When we say "heritage, not hate" we need to own that heritage.  A heritage that not only represented one particular army of the south and every bit of your and my white heritage, Remember that this army fought to perpetuate an economic and agricultural system based on racial slavery. Remember that racism hasn't gone away, and every reconstruction, racist, act since that war of heritage have held this flag as a symbol of racism.  Part of that heritage is hate.  Let's be honest with ourselves.

As much as it hurts what I learned in my childhood, when I fly that flag I am showing the world that my own liberties as a white southerner are more important to me than the liberties of others. AND that the historic violence to protect my white southern liberties is worth it.  Because of that, The flag is going in my closet.  The swhastica was a symbol of auspiciousness, prosperity, and continuing creation until Hitler took it for his Nazi regime changing it's meaning.

My advice:  We all need to get our heads out of the sand.  Get our heads out of Lexington this weekend of Lee-Jackson Day.  My year in Boston and my year in Little Rock got my head out of the sand.  There is a world out there with billions of more significant problems than me feeling like someone is stepping on my toes because people don't like the flag.  

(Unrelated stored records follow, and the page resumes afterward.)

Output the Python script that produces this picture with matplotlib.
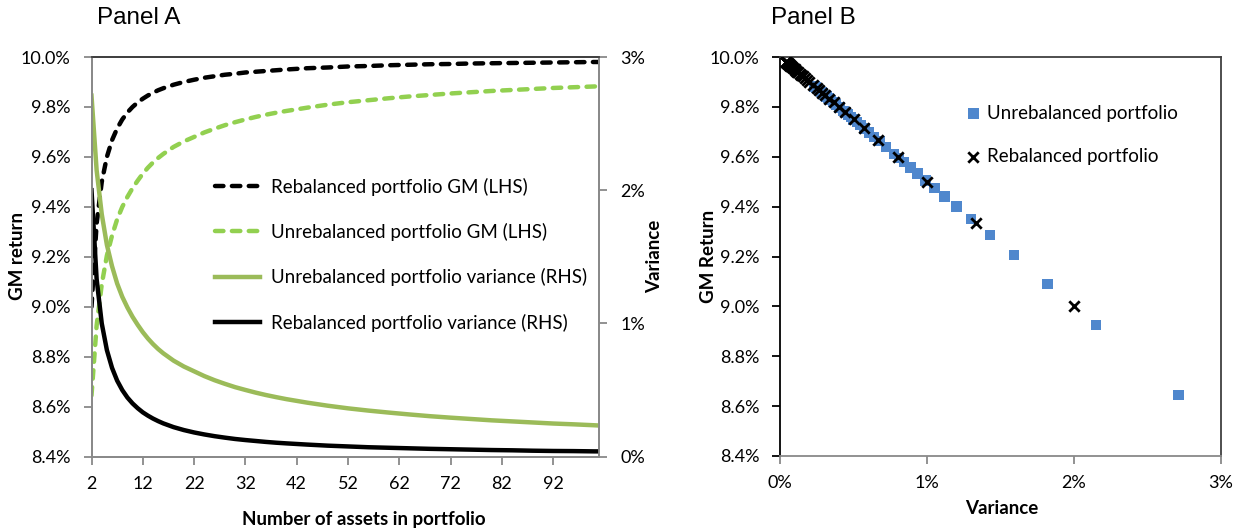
import matplotlib.pyplot as plt
from matplotlib.ticker import FuncFormatter

plt.rcParams['font.family'] = ['Lato', 'DejaVu Sans']

# number of assets in portfolio
n_assets = [2, 3, 4, 5, 6, 7, 8, 9, 10, 11, 12, 13, 14, 15, 16,
            18, 20, 22, 24, 26, 28, 30, 32, 34, 36, 38, 40,
            44, 48, 52, 56, 60, 64, 68, 72, 76, 80, 84, 88, 92, 96, 100, 101]

# geometric mean returns (%)
rebal_gm = [9.0, 9.333, 9.5, 9.6, 9.667, 9.714, 9.75, 9.778, 9.8, 9.818, 9.833,
            9.846, 9.857, 9.867, 9.875,
            9.889, 9.9, 9.909, 9.917, 9.923, 9.929, 9.933, 9.938, 9.941, 9.944,
            9.947, 9.95,
            9.955, 9.958, 9.962, 9.964, 9.967, 9.969, 9.971, 9.972, 9.974, 9.975,
            9.976, 9.977, 9.978, 9.979, 9.98, 9.98]
unrebal_gm = [8.645, 8.925, 9.09, 9.205, 9.285, 9.35, 9.40, 9.44, 9.475, 9.505,
              9.533, 9.557, 9.578, 9.596, 9.612,
              9.640, 9.662, 9.680, 9.698, 9.713, 9.727, 9.739, 9.750, 9.760,
              9.769, 9.777, 9.784,
              9.797, 9.809, 9.819, 9.827, 9.835, 9.842, 9.848, 9.854, 9.859,
              9.864, 9.868, 9.872, 9.876, 9.879, 9.882, 9.883]

# variances (%)
rebal_var = [2.0, 1.333, 1.0, 0.8, 0.667, 0.571, 0.5, 0.444, 0.4, 0.364, 0.333,
             0.308, 0.286, 0.267, 0.25,
             0.222, 0.2, 0.182, 0.167, 0.154, 0.143, 0.133, 0.125, 0.118, 0.111,
             0.105, 0.1,
             0.091, 0.083, 0.077, 0.071, 0.067, 0.063, 0.059, 0.056, 0.053, 0.05,
             0.048, 0.045, 0.043, 0.042, 0.04, 0.04]
unrebal_var = [2.71, 2.15, 1.82, 1.59, 1.43, 1.30, 1.20, 1.12, 1.05, 0.99, 0.935,
               0.887, 0.845, 0.808, 0.776,
               0.721, 0.677, 0.641, 0.605, 0.574, 0.547, 0.522, 0.501, 0.481,
               0.463, 0.447, 0.432,
               0.406, 0.383, 0.363, 0.346, 0.331, 0.317, 0.304, 0.293, 0.283,
               0.273, 0.265, 0.257, 0.249, 0.243, 0.236, 0.234]

x_ticks = [2, 12, 22, 32, 42, 52, 62, 72, 82, 92]
gm_ticks = [8.4, 8.6, 8.8, 9.0, 9.2, 9.4, 9.6, 9.8, 10.0]
var_ticks = [0, 1, 2, 3]

BLACK = '#000000'
LIGHT_GREEN = '#92D050'
GREEN = '#9BBB59'
BLUE = '#4F87CD'
GREY = '#898989'
DARK_GREY = '#404040'

W, H = 1246, 532
fig = plt.figure(figsize=(W / 100, H / 100), dpi=100)


def px(x, y):
    # figure pixel position (from top-left) -> figure fraction
    return x / W, 1 - y / H


pct1 = FuncFormatter(lambda v, p: f"{v:.1f}%")
pct0 = FuncFormatter(lambda v, p: f"{v:.0f}%")


def style_axis(ax, left_col, right_col, top_col, bottom_col):
    ax.spines['left'].set_color(left_col)
    ax.spines['right'].set_color(right_col)
    ax.spines['top'].set_color(top_col)
    ax.spines['bottom'].set_color(bottom_col)
    for s in ax.spines.values():
        s.set_linewidth(1.3)


def axis_title(x, y, text, rotation=0):
    fig.text(*px(x, y), text, fontsize=13.5, fontweight='bold',
             ha='center', va='center', rotation=rotation)


dash = (0, (1.9, 1.9))

# ---------------- Panel A ----------------
ax1 = fig.add_axes([91.5 / W, 1 - 456.7 / H, 507.8 / W, 399.7 / H])
ax2 = ax1.twinx()

l1, = ax1.plot(n_assets, rebal_gm, color=BLACK, lw=3.2, ls=dash,
               dash_capstyle='round', label='Rebalanced portfolio GM (LHS)')
l2, = ax1.plot(n_assets, unrebal_gm, color=LIGHT_GREEN, lw=3.2, ls=dash,
               dash_capstyle='round', label='Unrebalanced portfolio GM (LHS)')
l3, = ax2.plot(n_assets, unrebal_var, color=GREEN, lw=3.2,
               label='Unrebalanced portfolio variance (RHS)')
l4, = ax2.plot(n_assets, rebal_var, color=BLACK, lw=3.2,
               label='Rebalanced portfolio variance (RHS)')

ax1.set_xlim(2, 101)
ax1.set_ylim(8.4, 10.0)
ax2.set_ylim(0, 3)
ax1.set_xticks(x_ticks)
ax1.set_yticks(gm_ticks)
ax2.set_yticks(var_ticks)
ax1.yaxis.set_major_formatter(pct1)
ax2.yaxis.set_major_formatter(pct0)

for a in (ax1, ax2):
    style_axis(a, GREY, GREY, DARK_GREY, GREY)
    a.tick_params(direction='out', length=6, width=1.3, color=GREY,
                  labelsize=13, pad=9)
ax1.tick_params(axis='x', pad=8)

axis_title(364, 520, 'Number of assets in portfolio')
axis_title(18, 256, 'GM return', rotation=90)
axis_title(655, 256, 'Variance', rotation=90)

ax1.legend(handles=[l1, l2, l3, l4], loc='upper left',
           bbox_to_anchor=px(215, 177.5), bbox_transform=fig.transFigure,
           frameon=False, fontsize=13.5, borderpad=0, borderaxespad=0,
           labelspacing=1.46, handlelength=2.4, handletextpad=0.57)

fig.text(*px(97, 18), 'Panel A', family='Liberation Sans', fontsize=17.5,
         va='center', ha='left')

# ---------------- Panel B ----------------
ax3 = fig.add_axes([780 / W, 1 - 456 / H, 441 / W, 399 / H])
ax3.scatter(unrebal_var, unrebal_gm, marker='s', s=56, color=BLUE,
            edgecolors='none', label='Unrebalanced portfolio', zorder=2)
ax3.scatter(rebal_var, rebal_gm, marker='x', s=56, color=BLACK, linewidths=2,
            label='Rebalanced portfolio', zorder=3)

ax3.set_xlim(0, 3)
ax3.set_ylim(8.4, 10.0)
ax3.set_xticks(var_ticks)
ax3.set_yticks(gm_ticks)
ax3.xaxis.set_major_formatter(pct0)
ax3.yaxis.set_major_formatter(pct1)
style_axis(ax3, BLACK, DARK_GREY, DARK_GREY, GREY)
ax3.tick_params(direction='out', length=6, width=1.3, labelsize=13, pad=9)
ax3.tick_params(axis='x', color=GREY, pad=8)
ax3.tick_params(axis='y', color=BLACK)

axis_title(1002, 508, 'Variance')
axis_title(708, 256, 'GM Return', rotation=90)

ax3.legend(loc='upper left', bbox_to_anchor=px(964, 104.5),
           bbox_transform=fig.transFigure, frameon=False, fontsize=13.5,
           borderpad=0, borderaxespad=0, labelspacing=1.4,
           handlelength=1.0, handletextpad=0.21, scatterpoints=1)

fig.text(*px(771, 18), 'Panel B', family='Liberation Sans', fontsize=17.5,
         va='center', ha='left')

fig.savefig('out.png', dpi=100)
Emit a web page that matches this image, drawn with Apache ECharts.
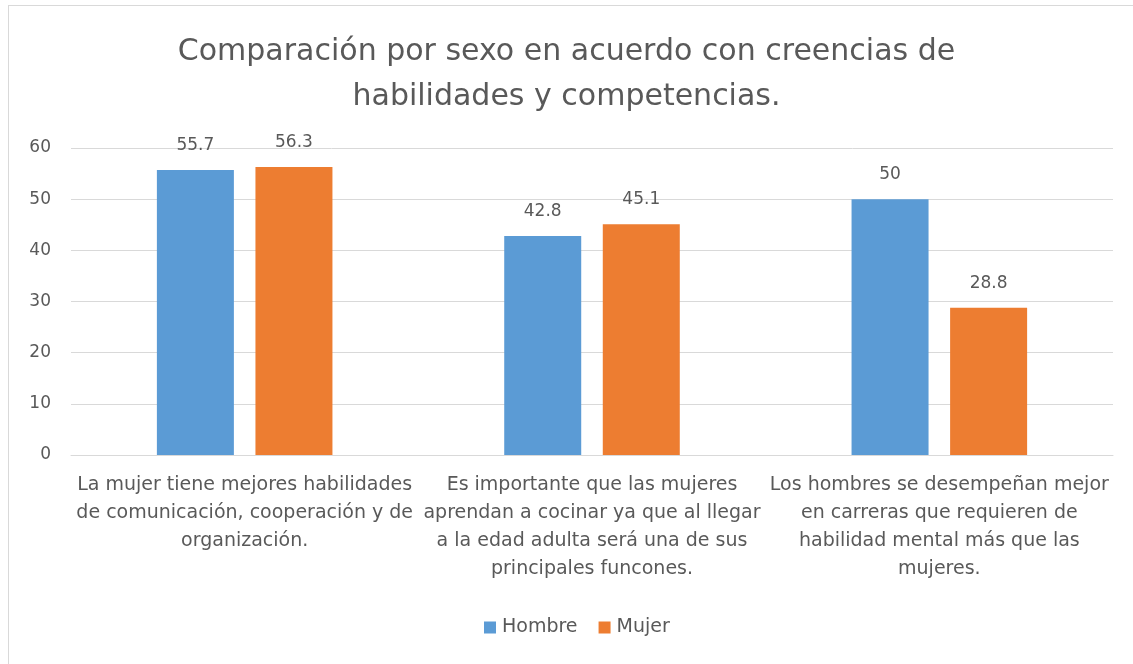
<!DOCTYPE html>
<html>
<head>
<meta charset="utf-8">
<script src="https://cdn.jsdelivr.net/npm/echarts@6/dist/echarts.min.js"></script>
<style>
  html, body { margin: 0; padding: 0; background: #fff; overflow: hidden; width: 1133px; height: 664px; }
  .frame {
    position: absolute; left: 8px; top: 5px; width: 1200px; height: 700px;
    border-left: 1px solid #d9d9d9; border-top: 1px solid #d9d9d9;
  }
  #chart { position: absolute; left: 0; top: 0; width: 1133px; height: 664px; }
</style>
</head>
<body>
<div class="frame"></div>
<div id="chart"></div>
<script>
const titleText = 'Comparación por sexo en acuerdo con creencias de\nhabilidades y competencias.';
const categories = [
  'La mujer tiene mejores habilidades\nde comunicación, cooperación y de\norganización.',
  'Es importante que las mujeres\naprendan a cocinar ya que al llegar\na la edad adulta será una de sus\nprincipales funcones.',
  'Los hombres se desempeñan mejor\nen carreras que requieren de\nhabilidad mental más que las\nmujeres.'
];
const hombre = [55.7, 42.8, 50];
const mujer = [56.3, 45.1, 28.8];
const yTicks = { min: 0, max: 60, interval: 10 };

const font = '"DejaVu Sans", "Open Sans", sans-serif';
const grey = '#595959';

const chart = echarts.init(document.getElementById('chart'));
chart.setOption({
  animation: false,
  textStyle: { fontFamily: font },
  title: {
    text: titleText,
    left: 'center',
    top: 25,
    textStyle: { fontFamily: font, fontSize: 30, fontWeight: 'normal', color: grey, lineHeight: 45 }
  },
  legend: {
    bottom: 22,
    left: 479,
    icon: 'rect',
    itemWidth: 12,
    itemHeight: 12,
    itemGap: 21,
    textStyle: { fontFamily: font, fontSize: 19, color: grey, padding: [0, 0, 0, 1] }
  },
  grid: { left: 71, right: 20, top: 148, bottom: 209 },
  xAxis: {
    type: 'category',
    data: categories,
    axisTick: { show: false },
    axisLine: { lineStyle: { color: '#d9d9d9' } },
    axisLabel: {
      interval: 0,
      margin: 16,
      fontFamily: font,
      fontSize: 19,
      lineHeight: 28,
      color: grey
    }
  },
  yAxis: {
    type: 'value',
    min: yTicks.min,
    max: yTicks.max,
    interval: yTicks.interval,
    axisLabel: { fontFamily: font, fontSize: 17, color: grey, margin: 20 },
    splitLine: { lineStyle: { color: '#d9d9d9' } }
  },
  series: [
    {
      name: 'Hombre',
      type: 'bar',
      data: hombre,
      barWidth: 77,
      barGap: '28%',
      itemStyle: { color: '#5B9BD5' },
      label: { show: true, position: 'top', distance: 16, fontFamily: font, fontSize: 17, color: grey }
    },
    {
      name: 'Mujer',
      type: 'bar',
      data: mujer,
      barWidth: 77,
      itemStyle: { color: '#ED7D31' },
      label: { show: true, position: 'top', distance: 16, fontFamily: font, fontSize: 17, color: grey }
    }
  ]
});
</script>
</body>
</html>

Learn the stories of the Reconstruction, the Civil Rights Movement, Integration, and leaders like Martin Luther King Jr.  Rosa Parks, the Little Rock nine, pay attention to the discussions of privilege, and racism now prevalent in the news.  Learn stories of civil rights leaders better than you know Lee's and Jackson's.  They exhibit characteristics of greatness for their time and we have a lot to learn from them.

Need a place to start?  Read Worldchanging 101 by David LaMotte, It's a great blend of inspiration to get you moving on addressing the issues of our day with examples of important behind the scenes members of the civil rights movement.

Keep learning!!! Robert E. Lee said,   "Get correct views of life, and learn to see the world in it's true light.  It will enable you to live pleasantly, to do good, and, when summoned away, to leave without regret."